The trouble is, in areas covered only by Openreach, there is no business case for them to invest. Existing customers may have a poor service, but they have no other choice. If Openreach roll out FTTP then every customer gained on FTTP will be a customer lost on copper; there will be a few who pay a premium for ultrafast services, but most won't, so there is very little revenue gain.
Hence it needs the likes of Virgin and Cityfibre to give them a kick into action. Rolling out FTTP to regain lost customers back is gained revenue.
You're not going to get national coverage from those though. Even Cityfibre's long-term ambition is for only 30% coverage. They will cherry-pick the 30% of the UK which is cheapest to build to, and they will compete by undercutting: regulated pricing means that Openreach can't sell below the price set by Ofcom, and this is explicitly so that other operators have an incentive to overbuild.

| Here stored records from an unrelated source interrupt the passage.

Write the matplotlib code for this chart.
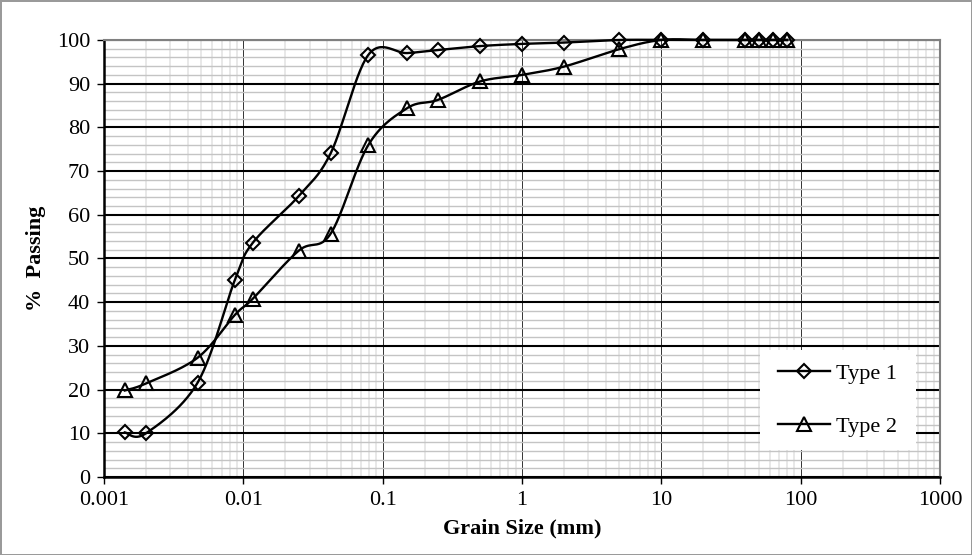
import numpy as np
import matplotlib.pyplot as plt
from matplotlib.ticker import LogLocator, MultipleLocator, FixedLocator, NullFormatter, FixedFormatter
from matplotlib.patches import Rectangle
from matplotlib.lines import Line2D

plt.rcParams['font.family'] = ['Liberation Serif', 'DejaVu Serif']

# --- datos ---
size_t1 = [0.00141, 0.002, 0.0047, 0.0087, 0.0117, 0.025, 0.0424, 0.079,
           0.15, 0.25, 0.5, 1, 2, 5, 10, 20, 40, 50, 63, 80]
pass_t1 = [10.2, 10.0, 21.6, 45.1, 53.6, 64.3, 74.1, 96.6,
           97.0, 97.7, 98.6, 99.1, 99.4, 100, 100, 100, 100, 100, 100, 100]

size_t2 = [0.00141, 0.002, 0.0047, 0.0087, 0.0117, 0.025, 0.0424, 0.079,
           0.15, 0.25, 0.5, 1, 2, 5, 10, 20, 40, 50, 63, 80]
pass_t2 = [19.8, 21.4, 27.3, 37.1, 40.8, 51.8, 55.7, 76.0,
           84.4, 86.3, 90.5, 92.0, 93.9, 97.9, 100, 100, 100, 100, 100, 100]

x_ticks = [0.001, 0.01, 0.1, 1, 10, 100, 1000]
x_tick_labels = ['0.001', '0.01', '0.1', '1', '10', '100', '1000']


def smooth(ax, xs, ys, n=30):
    # suavizado tipo Excel (Catmull-Rom) en coordenadas de pantalla
    pts = ax.transData.transform(np.column_stack([xs, ys]))
    out = [pts[0]]
    m = len(pts)
    for i in range(m - 1):
        p0 = pts[i - 1] if i > 0 else pts[i]
        p1 = pts[i]
        p2 = pts[i + 1]
        p3 = pts[i + 2] if i + 2 < m else pts[i + 1]
        c1 = p1 + (p2 - p0) / 6
        c2 = p2 - (p3 - p1) / 6
        t = np.linspace(0, 1, n)[1:, None]
        seg = ((1 - t) ** 3) * p1 + 3 * ((1 - t) ** 2) * t * c1 + 3 * (1 - t) * t ** 2 * c2 + t ** 3 * p2
        out.extend(seg)
    out = ax.transData.inverted().transform(np.array(out))
    return out[:, 0], out[:, 1]


fig = plt.figure(figsize=(9.72, 5.55), dpi=100)
fig.patch.set_facecolor('white')
fig.patch.set_edgecolor('#9a9a9a')
fig.patch.set_linewidth(1.0)

ax = fig.add_axes([0.107, 0.1405, 0.860, 0.7875])
ax.set_xscale('log')
ax.set_xlim(0.001, 1000)
ax.set_ylim(0, 100)

# ejes y rejilla
ax.xaxis.set_major_locator(FixedLocator(x_ticks))
ax.xaxis.set_major_formatter(FixedFormatter(x_tick_labels))
ax.xaxis.set_minor_locator(LogLocator(base=10, subs=np.arange(2, 10), numticks=20))
ax.xaxis.set_minor_formatter(NullFormatter())
ax.yaxis.set_major_locator(MultipleLocator(10))
ax.yaxis.set_minor_locator(MultipleLocator(2))

ax.grid(which='minor', axis='x', color='#e2e2e2', lw=1.1, zorder=0)
ax.grid(which='minor', axis='y', color='#c4c4c4', lw=1.0, zorder=0)
ax.grid(which='major', axis='x', color='#333333', lw=0.7, zorder=1)
ax.grid(which='major', axis='y', color='black', lw=1.5, zorder=1)
ax.set_axisbelow(True)

ax.tick_params(which='major', axis='both', direction='out', length=5, width=1.0,
               labelsize=16, colors='black', pad=5)
ax.tick_params(which='minor', length=0)

for s in ['left', 'bottom']:
    ax.spines[s].set_color('black')
    ax.spines[s].set_linewidth(1.8)
for s in ['top', 'right']:
    ax.spines[s].set_color('#808080')
    ax.spines[s].set_linewidth(1.5)

ax.set_xlabel('Grain Size (mm)', fontsize=16, fontweight='bold', labelpad=6)
ax.set_ylabel('%  Passing', fontsize=16, fontweight='bold', labelpad=8)

# curvas suavizadas + marcadores
sx, sy = smooth(ax, size_t1, pass_t1)
ax.plot(sx, sy, color='black', lw=1.7, zorder=3, clip_on=False)
ax.plot(size_t1, pass_t1, ls='none', marker='D', ms=7, mfc='none', mec='black',
        mew=1.5, zorder=4, clip_on=False)

sx, sy = smooth(ax, size_t2, pass_t2)
ax.plot(sx, sy, color='black', lw=1.7, zorder=3, clip_on=False)
ax.plot(size_t2, pass_t2, ls='none', marker='^', ms=10, mfc='none', mec='black',
        mew=1.5, zorder=4, clip_on=False)

# leyenda (caja blanca sin borde)
ax.add_patch(Rectangle((0.785, 0.062), 0.186, 0.228, transform=ax.transAxes,
                       facecolor='white', edgecolor='none', zorder=5))
handles = [Line2D([], [], color='black', lw=1.7, marker='D', ms=7, mfc='none', mew=1.5),
           Line2D([], [], color='black', lw=1.7, marker='^', ms=10, mfc='none', mew=1.5)]
leg = ax.legend(handles, ['Type 1', 'Type 2'], loc='center left',
                bbox_to_anchor=(0.782, 0.176), frameon=False, fontsize=16,
                handlelength=2.35, handletextpad=0.28, labelspacing=1.45)
leg.set_zorder(6)

fig.savefig('out.png', dpi=100, facecolor='white', edgecolor=fig.patch.get_edgecolor())
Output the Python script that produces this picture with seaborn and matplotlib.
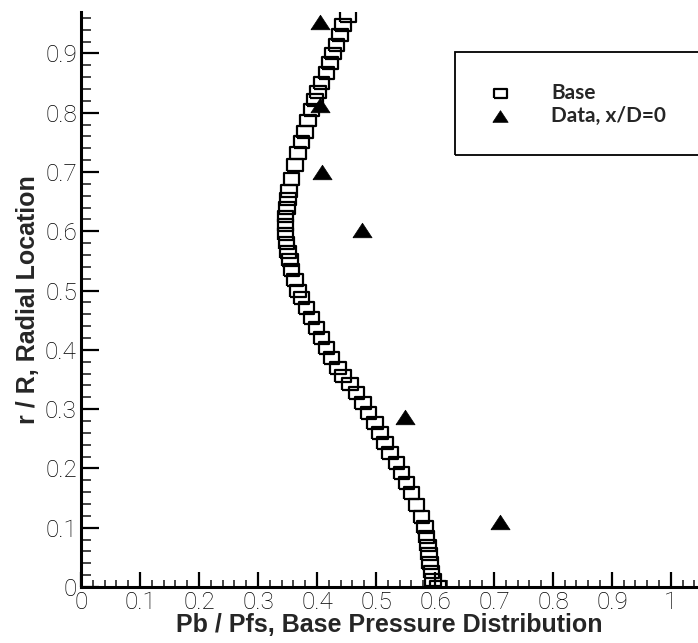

Sure, the government could pay to build a national network. But what then? Will they be left holding and running a national network? Or will they gift it to Openreach, which is basically a gift to BT shareholders? Or will they lease it to Openreach, which is really no different to Openreach borrowing the capital and investing themselves? Or break it into franchises, like the great success of national railway?
At least Openreach *are* building out fibre now, much faster than any other operator. Cityfibre recently announce 500K properties passed in total; Openreach build that much every 3 months.